Cover art by Doug Potter

Invasion of the Air-eaters is a science fiction near-future board wargame published by Metagaming Concepts in 1979 in which aliens invaders attempt to replace the oxygen in Earth's atmosphere with sulfur dioxide.

==Gameplay==
Invasion of the Air-eaters is a two-player microgame in which one player represents a race of alien creatures that starts an invasion of Earth with the intention of converting the atmosphere to sulfur dioxide to make it breathable for them. The other player takes the side of the Terrans, who try to stop the invasion and save Earth. The aliens begin the game with technical superiority, but the Terrans can try to overcome this by diverting industrial resources into research and development of new weapons.

The game's components consist of a 12" x 24" hex grid map of Earth, a 24-page rulebook, and 135 counters.

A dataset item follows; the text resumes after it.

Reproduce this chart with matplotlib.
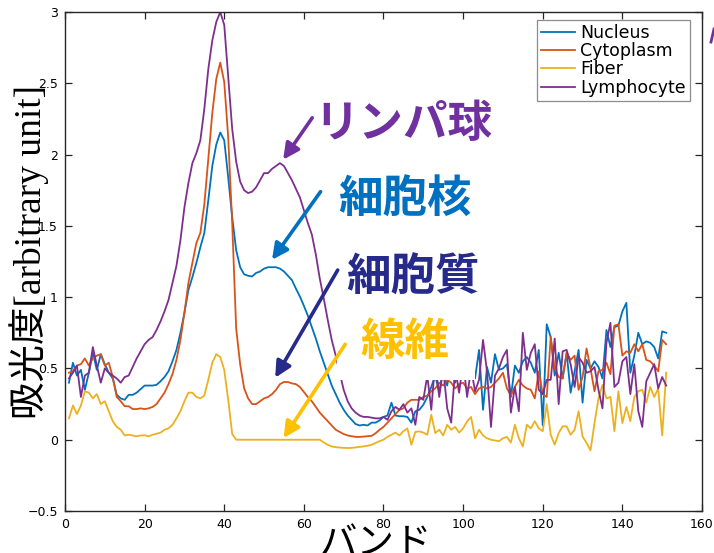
import matplotlib
matplotlib.use('Agg')
import matplotlib.pyplot as plt
from matplotlib.patches import Rectangle
from matplotlib.lines import Line2D

# ---------------- data ----------------
bands = list(range(1, 152))

nucleus = [
    0.40, 0.54, 0.45, 0.49, 0.35, 0.47, 0.61, 0.49, 0.60, 0.53,
    0.47, 0.43, 0.315, 0.29, 0.28, 0.315, 0.315, 0.33, 0.355, 0.38,
    0.38, 0.38, 0.385, 0.41, 0.44, 0.48, 0.55, 0.63, 0.75, 0.89,
    1.05, 1.14, 1.24, 1.35, 1.45, 1.68, 1.92, 2.07, 2.155, 2.10,
    1.84, 1.56, 1.33, 1.21, 1.16, 1.15, 1.145, 1.17, 1.18, 1.20,
    1.21, 1.21, 1.21, 1.20, 1.18, 1.15, 1.12, 1.06, 1.005, 0.94,
    0.87, 0.79, 0.71, 0.62, 0.54, 0.46, 0.38, 0.32, 0.26, 0.21,
    0.17, 0.14, 0.11, 0.10, 0.105, 0.10, 0.12, 0.12, 0.135, 0.16,
    0.17, 0.26, 0.17, 0.165, 0.165, 0.16, 0.12, 0.20, 0.21, 0.245,
    0.30, 0.37, 0.45, 0.33, 0.50, 0.38, 0.55, 0.40, 0.50, 0.45,
    0.55, 0.48, 0.43, 0.63, 0.21, 0.51, 0.40, 0.60, 0.49, 0.50,
    0.53, 0.30, 0.52, 0.47, 0.55, 0.58, 0.54, 0.47, 0.63, 0.10,
    0.81, 0.72, 0.45, 0.61, 0.43, 0.61, 0.33, 0.48, 0.63, 0.26,
    0.56, 0.50, 0.55, 0.51, 0.43, 0.77, 0.65, 0.79, 0.80, 0.90,
    0.96, 0.47, 0.59, 0.75, 0.67, 0.69, 0.68, 0.65, 0.57, 0.76, 0.75,
]

cytoplasm = [
    0.47, 0.48, 0.52, 0.53, 0.57, 0.52, 0.57, 0.59, 0.60, 0.52,
    0.54, 0.44, 0.30, 0.27, 0.235, 0.235, 0.215, 0.215, 0.22, 0.215,
    0.22, 0.23, 0.25, 0.29, 0.33, 0.39, 0.46, 0.56, 0.70, 0.89,
    1.10, 1.24, 1.38, 1.45, 1.65, 1.97, 2.29, 2.53, 2.645, 2.51,
    2.12, 1.52, 0.78, 0.53, 0.36, 0.29, 0.25, 0.25, 0.27, 0.29,
    0.30, 0.32, 0.35, 0.39, 0.405, 0.405, 0.395, 0.39, 0.37, 0.335,
    0.30, 0.27, 0.23, 0.19, 0.16, 0.13, 0.10, 0.07, 0.055, 0.04,
    0.03, 0.025, 0.02, 0.02, 0.022, 0.025, 0.027, 0.045, 0.07, 0.09,
    0.12, 0.15, 0.18, 0.21, 0.22, 0.26, 0.28, 0.28, 0.28, 0.30,
    0.31, 0.34, 0.36, 0.40, 0.38, 0.42, 0.40, 0.36, 0.39, 0.40,
    0.36, 0.37, 0.32, 0.36, 0.37, 0.36, 0.37, 0.40, 0.43, 0.47,
    0.36, 0.31, 0.37, 0.42, 0.38, 0.36, 0.35, 0.29, 0.48, 0.32,
    0.30, 0.72, 0.50, 0.44, 0.43, 0.61, 0.56, 0.59, 0.35, 0.44,
    0.64, 0.50, 0.34, 0.48, 0.49, 0.54, 0.46, 0.80, 0.81, 0.59,
    0.62, 0.61, 0.67, 0.62, 0.67, 0.56, 0.55, 0.52, 0.48, 0.70, 0.67,
]

fiber = [
    0.15, 0.24, 0.18, 0.24, 0.34, 0.33, 0.29, 0.32, 0.25, 0.27,
    0.20, 0.13, 0.09, 0.07, 0.03, 0.035, 0.03, 0.024, 0.03, 0.031,
    0.024, 0.035, 0.042, 0.05, 0.07, 0.08, 0.105, 0.15, 0.20, 0.27,
    0.33, 0.33, 0.30, 0.29, 0.31, 0.42, 0.54, 0.60, 0.58, 0.49,
    0.28, 0.04, 0.0, 0.0, 0.0, 0.0, 0.0, 0.0, 0.0, 0.0,
    0.0, 0.0, 0.0, 0.0, 0.0, 0.0, 0.0, 0.0, 0.0, 0.0,
    0.0, 0.0, 0.0, 0.0, -0.019, -0.035, -0.047, -0.052, -0.055, -0.057,
    -0.058, -0.057, -0.054, -0.05, -0.047, -0.042, -0.035, -0.023, -0.01, 0.0,
    0.02, 0.035, 0.05, 0.03, 0.06, 0.08, -0.035, 0.055, 0.058, 0.05,
    0.035, 0.175, 0.047, 0.07, 0.03, 0.105, 0.07, 0.09, 0.05, 0.08,
    0.128, 0.16, 0.01, 0.07, 0.03, 0.01, 0.0, -0.005, -0.01, 0.01,
    0.02, -0.02, 0.105, 0.01, -0.047, 0.105, 0.08, 0.13, 0.08, 0.06,
    0.25, 0.035, -0.035, 0.047, 0.094, 0.094, 0.035, 0.07, 0.20, 0.023,
    -0.023, -0.075, 0.117, 0.29, 0.385, 0.29, 0.30, 0.06, 0.34, 0.117,
    0.23, 0.13, 0.30, 0.34, 0.35, 0.26, 0.37, 0.30, 0.36, 0.03, 0.47,
]

lymphocyte = [
    0.43, 0.47, 0.52, 0.30, 0.45, 0.47, 0.65, 0.52, 0.40, 0.50,
    0.47, 0.45, 0.43, 0.40, 0.44, 0.45, 0.51, 0.57, 0.62, 0.67,
    0.70, 0.72, 0.77, 0.83, 0.90, 0.98, 1.10, 1.22, 1.40, 1.63,
    1.80, 1.94, 2.01, 2.10, 2.32, 2.60, 2.80, 2.93, 3.00, 2.91,
    2.55, 2.18, 1.95, 1.81, 1.75, 1.73, 1.74, 1.77, 1.82, 1.87,
    1.87, 1.90, 1.92, 1.94, 1.92, 1.87, 1.82, 1.76, 1.70, 1.61,
    1.52, 1.44, 1.30, 1.13, 0.99, 0.84, 0.70, 0.59, 0.47, 0.35,
    0.27, 0.22, 0.19, 0.17, 0.16, 0.16, 0.155, 0.15, 0.15, 0.16,
    0.14, 0.20, 0.23, 0.21, 0.25, 0.19, 0.22, 0.105, 0.30, 0.28,
    0.45, 0.21, 0.55, 0.30, 0.50, 0.22, 0.12, 0.50, 0.33, 0.55,
    0.30, 0.50, 0.34, 0.42, 0.70, 0.48, 0.09, 0.45, 0.50, 0.58,
    0.63, 0.19, 0.37, 0.20, 0.75, 0.49, 0.61, 0.67, 0.35, 0.32,
    0.42, 0.42, 0.71, 0.25, 0.62, 0.63, 0.53, 0.37, 0.58, 0.54,
    0.47, 0.48, 0.51, 0.35, 0.22, 0.68, 0.82, 0.37, 0.40, 0.55,
    0.58, 0.32, 0.53, 0.20, 0.09, 0.41, 0.47, 0.53, 0.36, 0.44, 0.38,
]

series_names = ['Nucleus', 'Cytoplasm', 'Fiber', 'Lymphocyte']
series_values = [nucleus, cytoplasm, fiber, lymphocyte]
series_colors = ['#0072BD', '#D95319', '#EDB120', '#7E2F8E']

x_ticks = [0, 20, 40, 60, 80, 100, 120, 140, 160]
y_ticks = [-0.5, 0, 0.5, 1, 1.5, 2, 2.5, 3]
y_tick_labels = ['\u22120.5', '0', '0.5', '1', '1.5', '2', '2.5', '3']

# annotations: label, colour, text position, arrow start, arrow tip (data coords)
ann_labels = ['リンパ球', '細胞核', '細胞質', '線維']
ann_colors = ['#7030A0', '#0070C0', '#262A8A', '#FFC000']
ann_text_xy = [(85.0, 2.216), (85.3, 1.683), (87.5, 1.136), (85.3, 0.687)]
ann_arrow_from = [(62.1, 2.258), (64.2, 1.740), (68.5, 1.19), (70.4, 0.67)]
ann_arrow_to = [(54.8, 1.964), (52.0, 1.262), (52.8, 0.435), (54.9, 0.012)]

# ---------------- figure ----------------
fig = plt.figure(figsize=(7.14, 5.53), dpi=100)
ax = fig.add_axes([0.0910, 0.0759, 0.8922, 0.9024])

for name, vals, c in zip(series_names, series_values, series_colors):
    ax.plot(bands, vals, color=c, lw=1.3, label=name, zorder=2)

ax.set_xlim(0, 160)
ax.set_ylim(-0.5, 3)
ax.set_xticks(x_ticks)
ax.set_yticks(y_ticks)
ax.set_yticklabels(y_tick_labels)
ax.tick_params(direction='in', top=True, right=True, length=5, width=0.9,
               labelsize=9, colors='#262626', pad=5)
for lab in ax.get_xticklabels() + ax.get_yticklabels():
    lab.set_color('black')
for sp in ax.spines.values():
    sp.set_color('#262626')
    sp.set_linewidth(1.0)

# white box (pasted label background) hiding part of the data
ax.add_patch(Rectangle((68.4, 0.421), 34.5, 0.53, facecolor='white',
                       edgecolor='none', zorder=3))

leg = ax.legend(loc='upper right', bbox_to_anchor=(0.981, 0.984),
                borderaxespad=0, fancybox=False, framealpha=1,
                edgecolor='#8c8c8c', fontsize=12.5, handlelength=2.0,
                handletextpad=0.3, labelspacing=0.02, borderpad=0.22)
leg.get_frame().set_linewidth(0.9)
leg.set_zorder(6)

cjk = ['Noto Sans CJK JP', 'DejaVu Sans']
for lab, c, txy, a0, a1 in zip(ann_labels, ann_colors, ann_text_xy,
                               ann_arrow_from, ann_arrow_to):
    ax.annotate('', xy=a1, xytext=a0,
                arrowprops=dict(arrowstyle='-|>', color=c, lw=2.6,
                                mutation_scale=24, shrinkA=0, shrinkB=0),
                zorder=5)
    ax.text(txy[0], txy[1], lab, color=c, fontsize=32, fontweight='bold',
            family=cjk, ha='center', va='center', zorder=5)

fig.text(29 / 714, 1 - 252 / 553, '吸光度[arbitrary unit]', rotation=90,
         ha='center', va='center', fontsize=27,
         family=['Liberation Serif', 'Noto Sans CJK JP'])
fig.text(376 / 714, 1 - 543 / 553, 'バンド', ha='center', va='center',
         fontsize=27, family=cjk)

# small stray mark at the upper right edge
fig.add_artist(Line2D([711 / 714, 714 / 714], [1 - 42 / 553, 1 - 29 / 553],
                      color='#7030A0', lw=2, transform=fig.transFigure))

fig.savefig('out.png', dpi=100)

The game-turn begins with phases for alien production, air conversion and deployment, followed by a six-segmented movement phase that includes opportunities for both alien and Terran unit movement. A combat phase follows, with the aliens attacking first, followed by the Terrans. A sequence of Terran production and research towards newer and better weapons ends the turn.

==Publication history==
In 1977, Metagaming Concepts pioneered a new type of small, fast and cheap solitaire or two-player wargame packaged in a ziplock bag titled Ogre. It proved popular, and Metagaming produced almost two dozen more MicroGames. Invasion of the Air-Eaters was the 12th game in the series, designed by Keith Gross, with cover art by Doug Potter, and published by Metagaming in 1979. Trout produced a sequel, The Air-Eaters Strike Back!, that was published by Metagaming in 1981.

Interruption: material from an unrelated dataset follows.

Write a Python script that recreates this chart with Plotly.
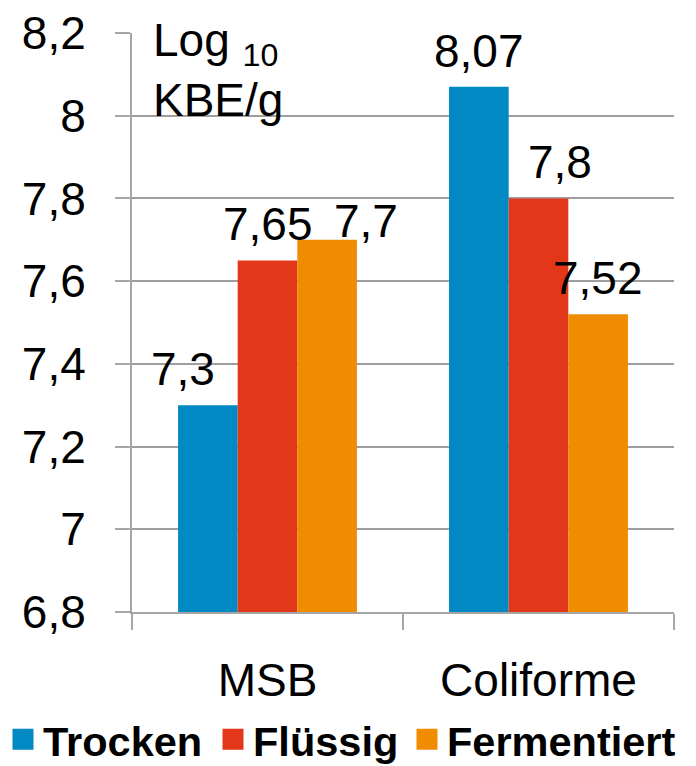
import plotly.graph_objects as go

# Keimzahlen (log10 KBE/g) je Futterart
categories = ["MSB", "Coliforme"]
series_names = ["Trocken", "Flüssig", "Fermentiert"]
trocken = [7.3, 8.07]
fluessig = [7.65, 7.8]
fermentiert = [7.7, 7.52]
y_tick_values = [6.8, 7.0, 7.2, 7.4, 7.6, 7.8, 8.0, 8.2]
y_tick_labels = ["6,8", "7", "7,2", "7,4", "7,6", "7,8", "8", "8,2"]

series_values = [trocken, fluessig, fermentiert]
colors = ["#0089C2", "#E33719", "#F08C00"]
legend_widths = [165, 149, 228]

FONT = "Liberation Sans, Arial, sans-serif"
BARGAP = 0.34
bar_w = (1 - BARGAP) / len(series_names)

# pixel nudges for individual value labels (per series, per category)
label_dx = [[-25, 0], [0, 21], [39, 0]]
label_dy = [[8, 8], [8, 8], [-9, 8]]

fig = go.Figure()

for name, vals, col in zip(series_names, series_values, colors):
    fig.add_trace(go.Bar(
        x=categories, y=vals, name=name,
        marker=dict(color=col, line=dict(width=0)),
        showlegend=False,
    ))

# legend entries with a larger square swatch
for name, col, lw in zip(series_names, colors, legend_widths):
    fig.add_trace(go.Scatter(
        x=[None], y=[None], mode="markers", name=name,
        marker=dict(symbol="square", size=16, color=col,
                    line=dict(color=col, width=5)),
        showlegend=True, legendwidth=lw,
    ))

# value labels above the bars
for si, vals in enumerate(series_values):
    for ci, v in enumerate(vals):
        xc = ci + (si - (len(series_names) - 1) / 2) * bar_w
        fig.add_annotation(
            x=xc, y=v, xref="x", yref="y",
            text=f"{v:g}".replace(".", ","),
            showarrow=False, yanchor="bottom", xanchor="center",
            xshift=label_dx[si][ci], yshift=label_dy[si][ci],
            font=dict(family=FONT, size=46, color="#000000"),
        )

# axis caption inside the plot area
fig.add_annotation(
    x=0.035, y=1, xref="paper", yref="paper",
    text="Log <sub>10</sub><br>KBE/g",
    showarrow=False, xanchor="left", yanchor="top", align="left",
    yshift=21,
    font=dict(family=FONT, size=46, color="#000000"),
)

fig.update_layout(
    width=696, height=766,
    margin=dict(l=132, r=22, t=33, b=154, autoexpand=False),
    paper_bgcolor="white", plot_bgcolor="white",
    barmode="group", bargap=BARGAP, bargroupgap=0,
    font=dict(family=FONT, size=46, color="#000000"),
    legend=dict(
        orientation="h", xref="paper", yref="paper",
        x=-0.238, xanchor="left", y=-0.22, yanchor="middle",
        font=dict(family=FONT, size=41.5, color="#000000", weight="bold"),
        itemsizing="trace", tracegroupgap=0,
        bgcolor="rgba(0,0,0,0)",
    ),
)

fig.update_xaxes(
    type="category", categoryorder="array", categoryarray=categories,
    range=[-0.5, 1.5],
    showline=True, linecolor="#A6A6A6", linewidth=2,
    ticks="outside", tickson="boundaries", ticklen=16, tickwidth=2,
    tickcolor="#A6A6A6", showgrid=False,
    tickfont=dict(family=FONT, size=46, color="#000000"),
    ticklabelstandoff=27,
)

fig.update_yaxes(
    range=[6.8, 8.2], tickmode="array",
    tickvals=y_tick_values, ticktext=y_tick_labels,
    showline=True, linecolor="#A6A6A6", linewidth=2,
    ticks="outside", ticklen=15, tickwidth=2, tickcolor="#A6A6A6",
    showgrid=True, gridcolor="#9E9E9E", gridwidth=1.5,
    zeroline=False,
    tickfont=dict(family=FONT, size=46, color="#000000"),
    ticklabelstandoff=20,
)

fig.write_html("out.html")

Two more sequels, Again, Dangerous Air-Eaters and Battle for the Planet of the Air-Eaters, were planned, but Metagaming went out of business before they could be published.

==Reception==
In the January 1980 edition of Dragon (Issue 33), Tony Watson recommended Invasion of the Air-Eaters, saying, "The game combines a number of different concepts in a blend that should please most gamers. A grand strategic situation is handled quite nicely with a small map and a handful of counters. The situation is classic, and the game mechanics bear this out. The opposing sides are quite different, both in the units available to them and the tactics needed to use those units properly. This differentiation adds to and builds on the game's colorful rationale, as well as providing the two players with the challenge of handling an opponent whose capabilities are not a mirror image of one's own. There are plenty of tactics here to be sought out, plenty of different plans and strategies to employ. The result is a game which, from this reviewer's stand-point, succeeds on all points."

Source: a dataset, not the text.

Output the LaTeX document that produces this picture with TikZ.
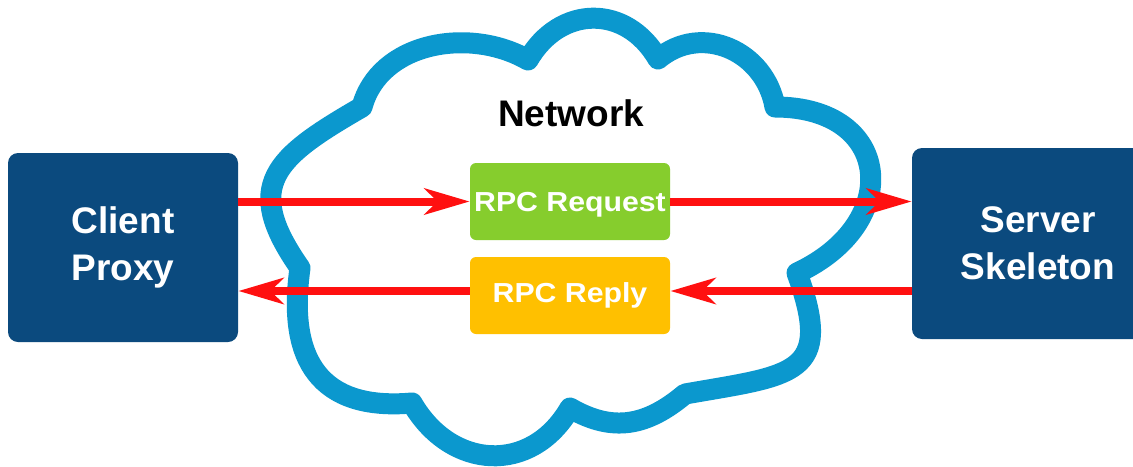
\documentclass[tikz,border=0pt]{standalone}
\usepackage{fontspec}
\usepackage{graphicx}
\setmainfont{Liberation Sans}
\usetikzlibrary{arrows.meta,calc}
\definecolor{boxblue}{HTML}{0B4A7E}
\definecolor{cloudblue}{HTML}{0B98CE}
\definecolor{reqgreen}{HTML}{86CD2D}
\definecolor{repyellow}{HTML}{FFC000}
\definecolor{arrred}{HTML}{FF1010}
\begin{document}
\begin{tikzpicture}[x=0.5pt,y=0.5pt,
  endbox/.style={fill=boxblue, rounded corners=5pt, text=white,
    font=\fontsize{18.5}{23.5}\selectfont\bfseries, align=center, inner sep=0pt},
  msgbox/.style={rounded corners=3pt, text=white,
    font=\fontsize{13.75}{16}\selectfont\bfseries, inner sep=0pt,
    minimum width=100pt, minimum height=38.5pt},
  arr/.style={draw=arrred, line width=4pt,
    -{Stealth[length=22.5pt,width=13pt,inset=6.5pt]}},
  cloudline/.style={draw=cloudblue, line width=10.5pt, line join=round}]
\useasboundingbox (0,0) rectangle (1133,-466);
\fill[white] (0,0) rectangle (1133,-466);
\clip (0,0) rectangle (1133,-466);
% cloud
\draw[cloudline] (362,-107)
  to[out=75,in=150] (528,-60)
  to[out=60,in=120,looseness=1.25] (658,-59)
  to[out=40,in=100,looseness=1.15] (775,-107)
  to[out=0,in=25,looseness=1.8] (797,-273)
  to[out=-70,in=10,looseness=1.7] (685,-394)
  to[out=220,in=-30,looseness=1.1] (570,-408)
  to[out=240,in=-60,looseness=1.25] (412,-403)
  to[out=185,in=-98,looseness=1.35] (300,-268)
  to[out=125,in=210,looseness=1.5] cycle;
\node[font=\fontsize{18.5}{20}\selectfont\bfseries, anchor=base] (net) at (571,-126) {Network};
% boxes
\node[endbox, minimum width=115pt, minimum height=94.5pt] (client) at (123,-247.5) {Client\\Proxy};
\node[endbox, minimum width=126pt, minimum height=95.5pt] (srv) at (1038,-243.5) {Server\\Skeleton};
\node[msgbox, fill=reqgreen, text depth=0pt] (req) at (570,-201.5) {\scalebox{1.1}[1]{RPC Request}};
\node[msgbox, fill=repyellow] (rep) at (570,-295.5) {\scalebox{1.1}[1]{RPC Reply}};
% arrows
\draw[arr] (client.east |- req.west) -- (req.west);
\draw[arr] (req.east) -- (srv.west |- req.east);
\draw[arr] ($(srv.west |- rep.east)+(0,4.5)$) -- ($(rep.east)+(0,4.5)$);
\draw[arr] ($(rep.west)+(0,4.5)$) -- ($(client.east |- rep.west)+(0,4.5)$);
\end{tikzpicture}
\end{document}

In the first issue of Ares Magazine (March 1980), Steve List believed that the game was unfairly stacked against the Terrans, and rated the game as only 4 out of 9, saying, "The design should have made for an intriguing game of management as well as combat, but the aliens never lose. This may be a design statement that certain corporations have saturated the atmosphere with too much sulfur dioxide already, but it does ruin the play value of the game."

In the October 1980 issue of Fantastic, game designer Greg Costikyan wrote, "The most important problem is that the game seems to be unbalanced; I've yet to see the Terran player win."

In Issue 8 of Simulacrum, Luc Olivier noted, "Invasion of the Air-Eaters is introduced as a microgame, but in fact it is a full game with a lot of options. Both players must develop well-planned strategies to win." Olivier concluded, "All in all, IAE is a real gem: easy to learn, fast to play and always different, but I found it more difficult to win with the Alien."

In a retrospective review in Issue 35 of Warning Order, Matt Irsik called the game "One of the best microgames and there was definitely a lot going on this game." Irsik concluded, "Played on a global map, this game went far beyond what most microgames had offered. It's a good challenge for both sides and spawned a sequel."